An artist, Burns used to teach at a city school, until it converted to an academy and axed most of the creative arts department. Her “gig buddy” and former MA teacher Rebekka Kill bobs over. Once involved with the Anti-Nazi League, she went off politics for decades – until in 2015 she spotted Corbyn. “It’s his integrity. His honesty was just different from what we’d been served up.” Yet ask these activists which way they’ll jump if he goes soon and they expertly reel off the contenders. Rebecca Long-Bailey: nice-seeming, but quiet. Keir Starmer: a “centrist suit”. Jess Philips: someone nearby makes a vomit noise.
Up the backstairs in the dressing room, wedged underneath a rail of coathangers are Corbyn, and his frontbenchers Richard Burgon and Angela Rayner. They sit on some leatherette sofas in a dark brown that must hide an epic history of spills. How do they think this election differs from the last? Corbyn kicks off: “Despite the predictions, it’s not been a one-issue campaign, but an election along many dimensions. That was largely our doing.”
But on that one issue of Brexit, how do the Labour leave areas they’re blitzing in these last few days respond? Rayner admits that in her patch of Ashton-under-Lyne voters are “more despondent than in 2017. They wanted one thing done and it’s not happened – and they hate us all”.
Despite having done about three set-pieces a day every day all over the country for the past four weeks, Corbyn shows no strain, not even a cold. He runs regularly, say advisers, and goes to the gym. A few days back, he was at the Sobell leisure centre near Arsenal’s stadium, when a man flew out of the showers “completely naked,” laughs the Labour leader, who was torn between squeamishness and a politician’s civility. “I was like, ‘please put it away, get a towel’ but he was: ‘I want to talk to you about my nan’s housing.’”
Amid all this, he finds out that Burgon turns 40 next September. “Well, that’s the agenda for next year’s party conference sorted,” says Corbyn, “but will a mere five days of celebration be enough?” It is a long way from the humourless grandpa image: “My dears, my friends, let’s go and inspire the waiting masses.”

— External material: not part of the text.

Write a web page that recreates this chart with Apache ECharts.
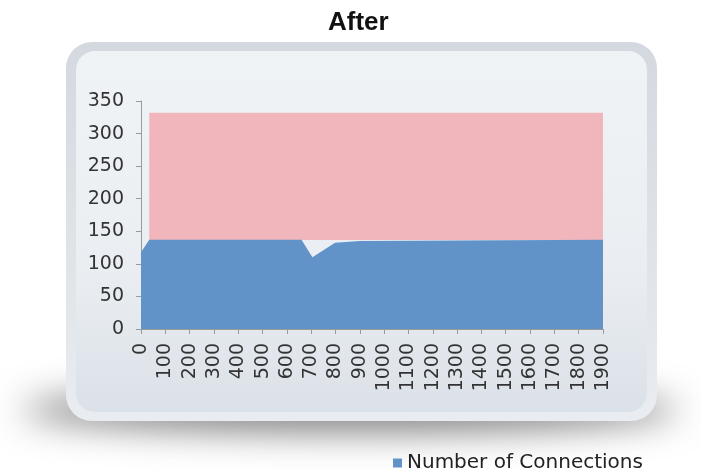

On that front, it is health spokesman Jon Ashworth who wins. He recalls how the NHS was described by its creator Nye Bevan as “a piece of real socialism” and goes on to argue that the new universalist pledges in the manifesto – for broadband, for housing, for rail – are straight out of Labour tradition. “When people ask how you can afford it,” he bellows, addressing one big question on the doorstep, “ask them how amid the rubble and carnage of the second world war did we build an NHS?” The evening ends with the crowd chanting the anthem of Labour in 2019 – not the Red Flag but “Oh, Jeremy Corbyn”.
The evening charges up not just the members but the frontbenchers, judging by their buzz in an Italian restaurant afterwards. Alvarez shows pictures of the household cat, El Gato, and frets that for all his slimline good looks he is a Tory, “a selfish individualist”.
In her spotted brothel-creepers, Rayner, the self-described “council estate kid”, ribs Milne endlessly about his moneyed background. Over risotto, Corbyn takes a break from worrying about how to get Islington council to bring more services back in-house, to show quite detailed knowledge of how car thieves used to jam a lock, expertise gleaned from when some local youths helped him break into his own car. As the evening breaks up and he prepares for tomorrow’s speeches, he asks if we enjoyed the rally: “Lovely atmosphere, wasn’t it?”